Installation view: Marilyn Nance The Women of FESTAC'77 at Roberts Projects

Marilyn Nance: The Women of FESTAC’77 offers a curated selection from Nance’s vast catalogue of photographs and archival materials that revisits the memory of the Second World Black and African Festival of Arts and Culture (FESTAC’77) from the perspectives of women artists in the American contingent. Objects from fellow participant Betye Saar’s archives are also on display, including her sketches, datebook, personal photos, official FESTAC’77 participation documents and ephemera.

Coming of age in New York during the Black Arts Movement that championed the celebration of African history and culture, Marilyn Nance was 21 years old when she was chosen to be the official photographer for the United States at FESTAC’77. More than 17,000 artists, writers, musicians, scholars and activists from 55 countries across Africa and its diasporic communities traveled to Lagos, Nigeria in January 1977 to share in bringing to life a collective dream for the future of Black and African people. Drawing inspiration from the Olympics and similar cultural biennials, the landmark festival included live performances, literary events, colloquiums, concerts and exhibitions that highlighted the diverse cultural contributions by Black and African people around the world, and explored the potential of a Pan-Africanist future in which all African nations were united in peace and solidarity.

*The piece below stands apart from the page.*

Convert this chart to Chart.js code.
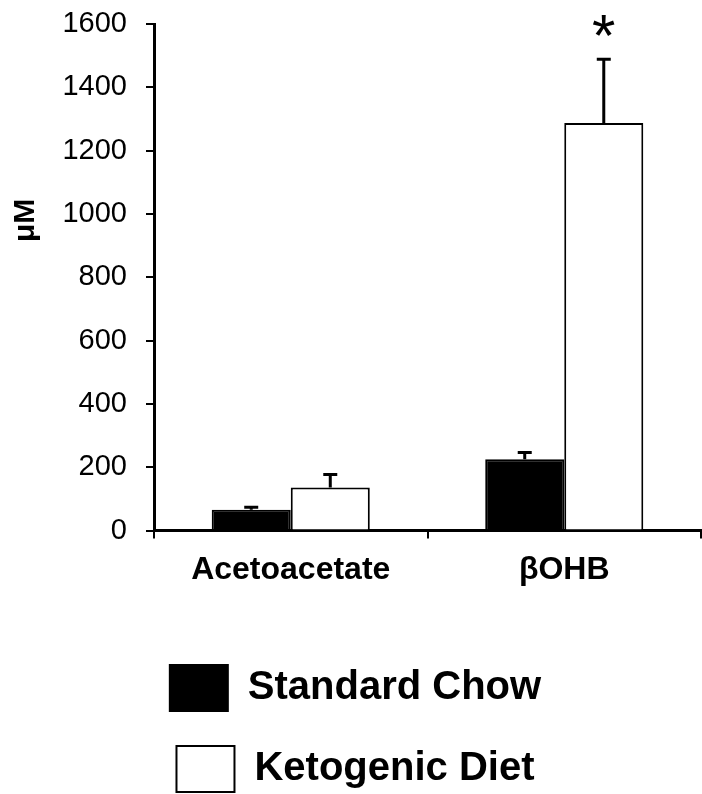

As one of very few women photographers who documented the month-long event, Nance created more than 1,500 photographs that now serve as an invaluable firsthand account of FESTAC’77. With nearly 500 Americans invited to participate, her collection of images features women artists Viola Burley, Carole Byard, Ajuba Douglas, Charlotte Ka, Samella Lewis, Valerie Maynard, Winnie Owens-Hart and Faith Ringgold, among many others.